>>14125582These phenomenon are also highly related to the myth of Cupid and Psyche: the root of psychedelic is of course "psyche" and in Greek 'Psyche' means breath, life, soul. She was a woman in myth - actually, the twin soul of Cupid himself. Those wings pictured on Psyche and Cupid are astral wings, same as on the caduceus.
At the beginning all consciousness was in one and the same person also called Adam kadmon in Kaballah, for example. This is the primordial I am also called Eros, Phanes, Protogonos in Greek mythology.
Born out of primordial chaos was Phanes, known in other traditions elsewhere as Adam, Mithras, and Cupid/Eros.
In the beginning, humans, like Phanes, were androgynous. So says Aristophanes in his fantastical account of the origins of love in Plato’s Symposium.
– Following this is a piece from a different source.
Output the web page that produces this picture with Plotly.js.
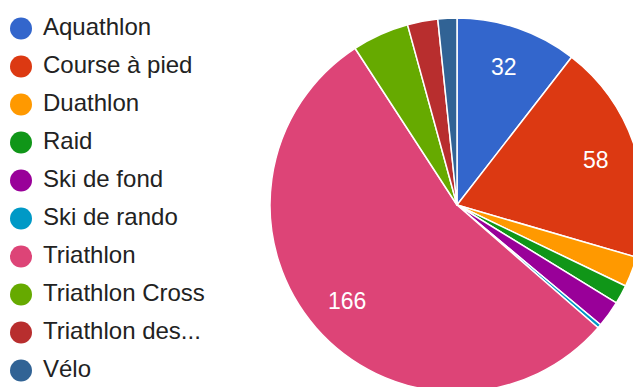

Not only did early humans have both sets of sexual organs, Aristophanes reports, but they were outfitted with two faces, four hands, and four legs. These monstrosities were very fast – moving by way of cartwheels – and they were also quite powerful. So powerful, in fact, that the gods were nervous for their dominion.
Wanting to weaken the humans, Zeus, Greek king of Gods, decided to cut each in two, and commanded his son Apollo “to turn its face…towards the wound so that each person would see that he’d been cut and keep better order.” If, however, the humans continued to pose a threat, Zeus promised to cut them again – “and they’ll have to make their way on one leg, hopping!”
The severed humans were a miserable lot, Aristophanes says.
“[Each] one longed for its other half, and so they would throw their arms about each other, weaving themselves together, wanting to grow together.”
Finally, Zeus, moved by pity, decided to turn their sexual organs to the front, so they might achieve some satisfaction in embracing.